--- START Excerpted records ---

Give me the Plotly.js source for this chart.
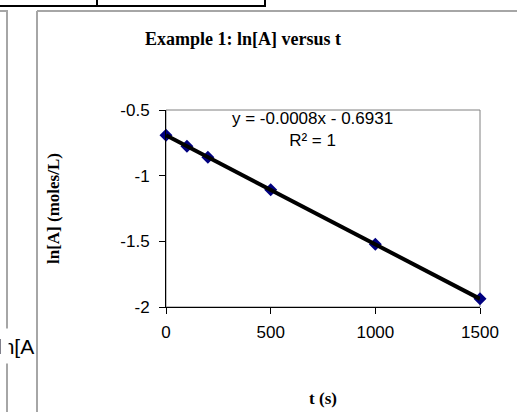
<!DOCTYPE html>
<html>
<head>
<meta charset="utf-8">
<script src="https://cdn.plot.ly/plotly-3.0.1.min.js"></script>
<style>
  html, body { margin: 0; padding: 0; background: #ffffff; }
  #chart { width: 517px; height: 412px; }
</style>
</head>
<body>
<div id="chart"></div>
<script>
// ---- data ----
const timeSeconds = [0, 100, 200, 500, 1000, 1500];
const lnConcentration = [-0.6931, -0.7761, -0.8591, -1.1081, -1.5231, -1.9381];
const trendTime = [0, 1500];
const trendLn = [-0.6931, -1.9381];
const yTickValues = [-2, -1.5, -1, -0.5];
const yTickLabels = ["-2", "-1.5", "-1", "-0.5"];
const xTickValues = [0, 500, 1000, 1500];
const xTickLabels = ["0", "500", "1000", "1500"];
const chartTitle = "Example 1: ln[A] versus t";
const xTitle = "t (s)";
const yTitle = "ln[A] (moles/L)";
const equationText = "y = -0.0008x - 0.6931<br>R² = 1";
const strayText = "ln[A";

// ---- geometry helpers (pixel -> paper) ----
const W = 517, H = 412;
const M = { l: 166, r: 37, t: 110, b: 105 };
const PW = W - M.l - M.r, PH = H - M.t - M.b;
const px = (x) => (x - M.l) / PW;
const py = (y) => 1 - (y - M.t) / PH;

const serif = "Times New Roman, Liberation Serif, serif";
const sans = "Arial, Liberation Sans, sans-serif";
const docGray = "#a6a6a6";

const traces = [
  {
    x: timeSeconds, y: lnConcentration,
    type: "scatter", mode: "markers",
    marker: { symbol: "diamond", size: 10, color: "#000080" },
    cliponaxis: false, showlegend: false, hoverinfo: "skip"
  },
  {
    x: trendTime, y: trendLn,
    type: "scatter", mode: "lines",
    line: { color: "#000000", width: 4 },
    cliponaxis: false, showlegend: false, hoverinfo: "skip"
  }
];

function line(x0, y0, x1, y1, color, width) {
  return { type: "line", xref: "paper", yref: "paper",
    x0: px(x0), y0: py(y0), x1: px(x1), y1: py(y1),
    line: { color: color, width: width }, layer: "above" };
}

const layout = {
  width: W, height: H,
  margin: M,
  paper_bgcolor: "#ffffff", plot_bgcolor: "#ffffff",
  showlegend: false,
  title: {
    text: "<b>" + chartTitle + "</b>",
    font: { family: serif, size: 18, color: "#000000" },
    x: 243 / W, xref: "container", xanchor: "center",
    y: 1 - 39 / H, yref: "container", yanchor: "middle"
  },
  xaxis: {
    range: [0, 1500],
    tickvals: xTickValues, ticktext: xTickLabels,
    ticks: "outside", ticklen: 6, tickwidth: 1, tickcolor: "#000000",
    showline: true, linecolor: "#000000", linewidth: 1,
    showgrid: false, zeroline: false,
    tickfont: { family: sans, size: 17, color: "#000000" },
    ticklabelstandoff: 4,
    title: { text: "<b>" + xTitle + "</b>", font: { family: serif, size: 17, color: "#000000" }, standoff: 50 },
    automargin: false, fixedrange: true
  },
  yaxis: {
    range: [-2, -0.5],
    tickvals: yTickValues, ticktext: yTickLabels,
    ticks: "outside", ticklen: 6, tickwidth: 1, tickcolor: "#000000",
    showline: true, linecolor: "#000000", linewidth: 1,
    showgrid: false, zeroline: false,
    tickfont: { family: sans, size: 17, color: "#000000" },
    ticklabelstandoff: 6,
    title: { text: "<b>" + yTitle + "</b>", font: { family: serif, size: 17, color: "#000000" }, standoff: 56 },
    automargin: false, fixedrange: true
  },
  shapes: [
    { type: "rect", xref: "paper", yref: "paper", x0: 0, y0: 0, x1: 1, y1: 1,
      line: { color: "#808080", width: 1 }, layer: "below" },
    line(0, 6, 266, 6, "#000000", 2),
    line(97, 0, 97, 6, "#000000", 2),
    line(265, 0, 265, 6, "#000000", 2),
    line(0, 11, 8, 11, docGray, 2),
    line(7, 11, 7, 412, docGray, 2),
    line(37, 11, 37, 412, docGray, 2),
    line(37, 11, 517, 11, docGray, 2)
  ],
  annotations: [
    {
      text: equationText, xref: "paper", yref: "paper",
      x: px(312), y: py(129), xanchor: "center", yanchor: "middle",
      showarrow: false, align: "center",
      font: { family: sans, size: 17, color: "#000000" }
    },
    {
      text: strayText, xref: "paper", yref: "paper",
      x: px(35), y: py(346), xanchor: "right", yanchor: "middle",
      showarrow: false, borderpad: 0,
      font: { family: sans, size: 21, color: "#000000" }
    },
    {
      text: " ", xref: "paper", yref: "paper",
      x: px(0), y: py(346), xanchor: "left", yanchor: "middle",
      showarrow: false, width: 6.5, height: 34, bgcolor: "#ffffff", borderpad: 0,
      font: { family: sans, size: 10 }
    }
  ]
};

Plotly.newPlot("chart", traces, layout, { staticPlot: true, displayModeBar: false });
</script>
</body>
</html>
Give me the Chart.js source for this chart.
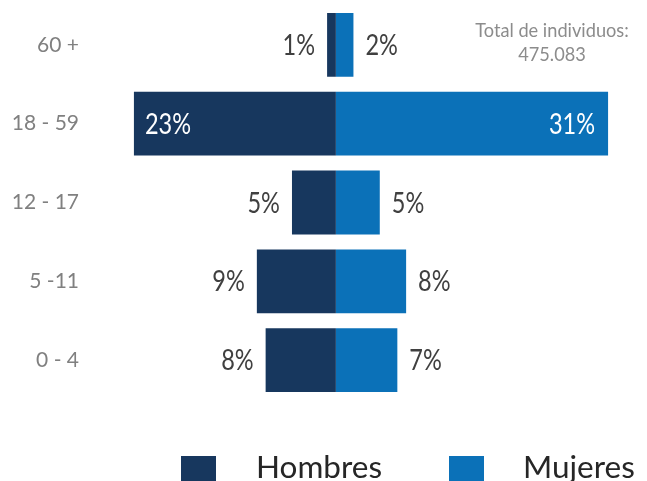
<!DOCTYPE html>
<html>
<head>
<meta charset="utf-8">
<script src="https://cdn.jsdelivr.net/npm/chart.js@4.4.0/dist/chart.umd.min.js"></script>
<style>
    html, body { margin: 0; padding: 0; background: #fff; }
    #wrap { width: 647px; height: 481px; position: relative; }
</style>
</head>
<body>
<div id="wrap"><canvas id="pyramidChart"></canvas></div>
<script>
// Pyramid data (percent of total)
const ageGroups = ["60 +", "18 - 59", "12 - 17", "5 -11", "0 - 4"];
const hombres = [1, 23, 5, 9, 8];
const mujeres = [2, 31, 5, 8, 7];
const seriesNames = ["Hombres", "Mujeres"];
const seriesColors = ["#17375E", "#0B71B8"];
const totalLines = ["Total de individuos:", "475.083"];

// Draws the percent labels next to / inside each bar
const barLabels = {
    id: "barLabels",
    afterDatasetsDraw(chart) {
        const ctx = chart.ctx;
        ctx.save();
        ctx.textBaseline = "middle";
        chart.data.datasets.forEach((ds, di) => {
            const meta = chart.getDatasetMeta(di);
            meta.data.forEach((bar, i) => {
                const v = Math.abs(ds.data[i]);
                const txt = Math.round(v) + "%";
                const left = bar.x < bar.base;
                const inside = v > 15;
                let x, align;
                if (inside) {
                    ctx.fillStyle = "#ffffff";
                    x = left ? bar.x + 11 : bar.x - 13;
                    align = left ? "left" : "right";
                } else {
                    ctx.fillStyle = "#404040";
                    x = left ? bar.x - 12 : bar.x + 12;
                    align = left ? "right" : "left";
                }
                ctx.font = "28px Lato";
                ctx.textAlign = align;
                // the original text is a bit narrow, squeeze it horizontally
                ctx.save();
                ctx.translate(x, bar.y + 1);
                ctx.scale(0.84, 1);
                ctx.fillText(txt, 0, 0);
                ctx.restore();
            });
        });
        ctx.restore();
    }
};

// Total box top right + legend at the bottom
const extras = {
    id: "extras",
    afterDraw(chart) {
        const ctx = chart.ctx;
        ctx.save();
        ctx.fillStyle = "#8C8C8C";
        ctx.font = "20px Lato";
        ctx.textAlign = "center";
        ctx.textBaseline = "middle";
        totalLines.forEach((line, i) => {
            ctx.save();
            ctx.translate(552, 31 + i * 24);
            ctx.scale(0.91, 1);
            ctx.fillText(line, 0, 0);
            ctx.restore();
        });

        const boxX = [181, 449];
        const textX = [256, 523];
        ctx.font = "31.5px Lato";
        ctx.textAlign = "left";
        ctx.textBaseline = "alphabetic";
        seriesNames.forEach((name, i) => {
            ctx.fillStyle = seriesColors[i];
            ctx.fillRect(boxX[i], 456, 35, 35);
            ctx.fillStyle = "#262626";
            ctx.fillText(name, textX[i], 478);
        });
        ctx.restore();
    }
};

new Chart(document.getElementById("pyramidChart").getContext("2d"), {
    type: "bar",
    data: {
        labels: ageGroups,
        datasets: [
            {
                label: seriesNames[0],
                data: hombres.map(v => -v),
                backgroundColor: seriesColors[0],
                categoryPercentage: 1,
                barPercentage: 0.81
            },
            {
                label: seriesNames[1],
                data: mujeres,
                backgroundColor: seriesColors[1],
                categoryPercentage: 1,
                barPercentage: 0.81
            }
        ]
    },
    options: {
        indexAxis: "y",
        responsive: true,
        maintainAspectRatio: false,
        animation: false,
        layout: { padding: { top: 5.5, bottom: 81.5, left: 0, right: 3.8 } },
        scales: {
            x: {
                stacked: true,
                display: false,
                min: -28.23,
                max: 35
            },
            y: {
                stacked: true,
                grid: { display: false, drawTicks: false },
                border: { display: false },
                ticks: {
                    padding: 9,
                    color: "#808080",
                    font: { family: "Lato", size: 21 }
                },
                afterFit(scale) {
                    scale.width = 88;
                    scale.paddingTop = 0;
                    scale.paddingBottom = 0;
                }
            }
        },
        plugins: {
            legend: { display: false },
            tooltip: { enabled: false }
        }
    },
    plugins: [barLabels, extras]
});
</script>
</body>
</html>
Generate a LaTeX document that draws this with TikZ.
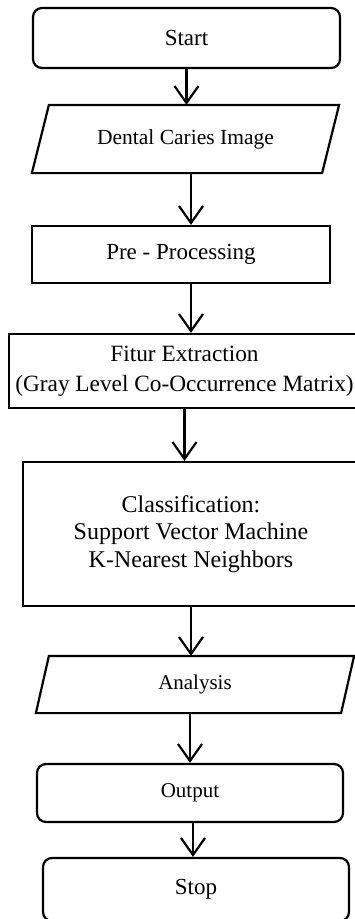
\documentclass[tikz,border=0pt]{standalone}
\usepackage{fontspec}
\setmainfont{Liberation Serif}
\usetikzlibrary{arrows.meta}

\begin{document}
\begin{tikzpicture}[x=1pt, y=-1pt, line width=2.2pt,
	every node/.style={font=\fontsize{21}{28}\selectfont, align=center, inner sep=0pt},
	terminal/.style={draw, rectangle, rounded corners=9pt},
	process/.style={draw, rectangle},
	io/.style={rectangle},
	flow/.style={-{Straight Barb[length=17pt, width=24pt]}}]
		%\draw[lightgray] (0, 0) grid (355, 919);
		\useasboundingbox (0, 0) rectangle (355, 919);
		\clip (0, 0) rectangle (355, 919);
		
		\node[terminal, minimum width=307pt, minimum height=60pt, font=\fontsize{23}{28}\selectfont] (start) at (186.5, 38) {Start};
		\node[io, minimum width=288pt, minimum height=66pt, font=\fontsize{21.5}{28}\selectfont] (image) at (185.5, 139) {Dental Caries Image};
		\node[process, minimum width=298pt, minimum height=57pt, font=\fontsize{23}{28}\selectfont] (prep) at (181, 254.5) {Pre - Processing};
		\node[process, minimum width=351pt, minimum height=74pt, font=\fontsize{23.3}{30}\selectfont] (glcm) at (184.5, 371) {Fitur Extraction\\(Gray Level Co-Occurrence Matrix)};
		\node[process, minimum width=336pt, minimum height=144pt, font=\fontsize{24}{27.5}\selectfont] (class) at (191, 534) {Classification:\\Support Vector Machine\\K-Nearest Neighbors};
		\node[io, minimum width=303pt, minimum height=55pt] (analysis) at (195, 684.5) {Analysis};
		\node[terminal, minimum width=306pt, minimum height=58pt] (output) at (190, 793) {Output};
		\node[terminal, minimum width=306pt, minimum height=63pt, font=\fontsize{23}{28}\selectfont] (stop) at (196, 889.5) {Stop};
		
		% parallelograms
		\draw ([xshift=-8.5pt]image.south west) -- ([xshift=8.5pt]image.north west) -- ([xshift=8.5pt]image.north east) -- ([xshift=-8.5pt]image.south east) -- cycle;
		\draw ([xshift=-6.5pt]analysis.south west) -- ([xshift=6.5pt]analysis.north west) -- ([xshift=6.5pt]analysis.north east) -- ([xshift=-6.5pt]analysis.south east) -- cycle;
		
		\draw[flow] (start.south) -- (start.south |- image.north);
		\draw[flow] ([xshift=5.5pt]image.south) -- ([xshift=5.5pt]prep.north -| image.south);
		\draw[flow] ([xshift=10pt]prep.south) -- ([xshift=10pt]glcm.north -| prep.south);
		\draw[flow] (glcm.south) -- (glcm.south |- class.north);
		\draw[flow] (class.south) -- (class.south |- analysis.north);
		\draw[flow] ([xshift=-5pt]analysis.south) -- ([xshift=-5pt]output.north -| analysis.south);
		\draw[flow] ([xshift=3pt]output.south) -- ([xshift=3pt]stop.north -| output.south);
	\end{tikzpicture}
\end{document}
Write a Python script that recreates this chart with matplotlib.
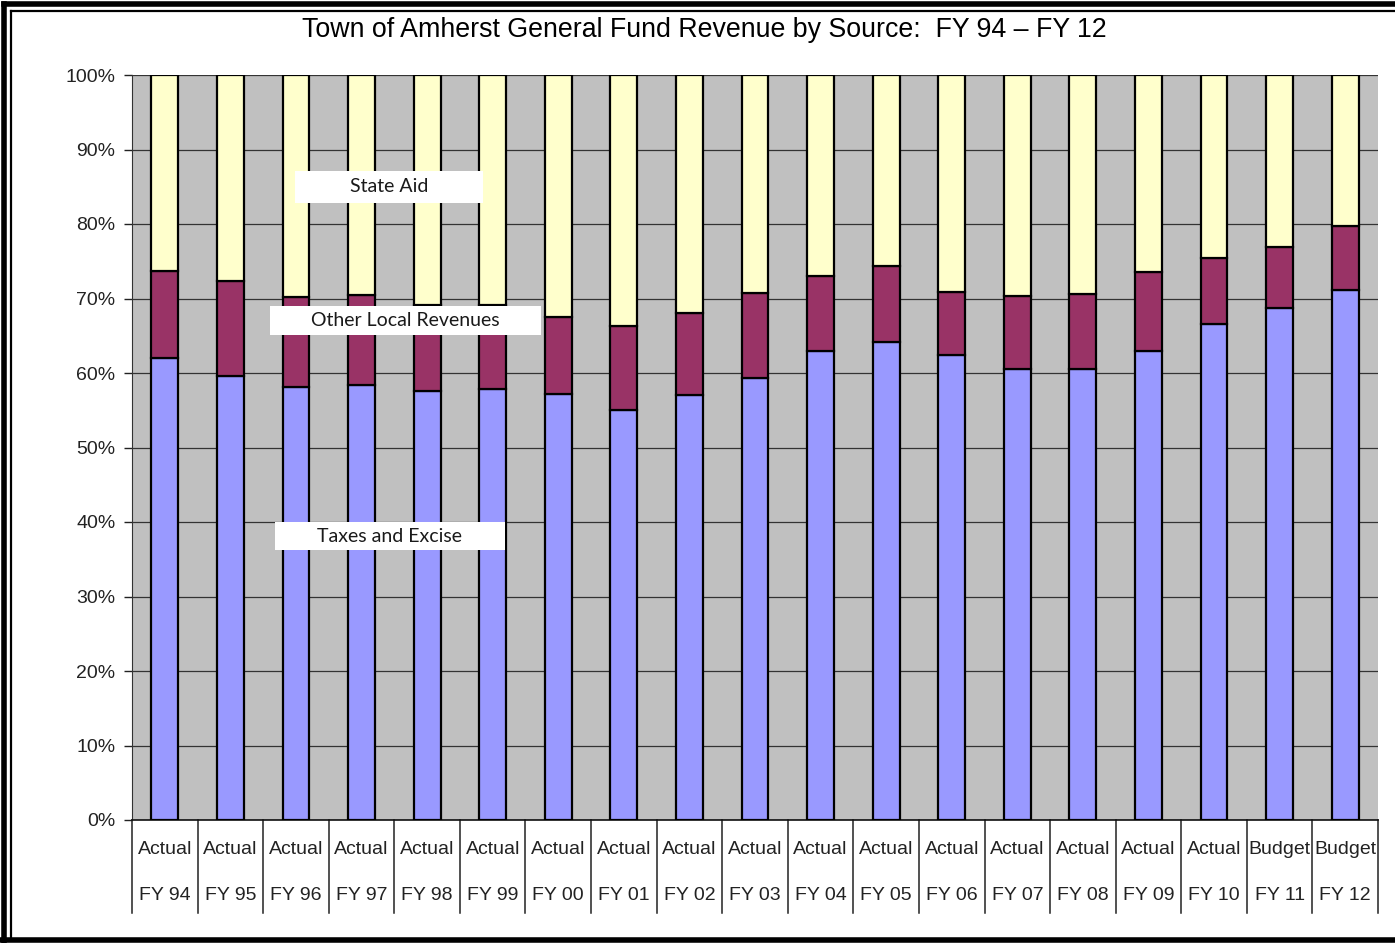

--- END Excerpted records ---

Aim of the task. From the records above, pull out every line containing the word "that".

Written solution.
Generate a LaTeX document that draws this with TikZ.
Write a Python script that recreates this chart with matplotlib.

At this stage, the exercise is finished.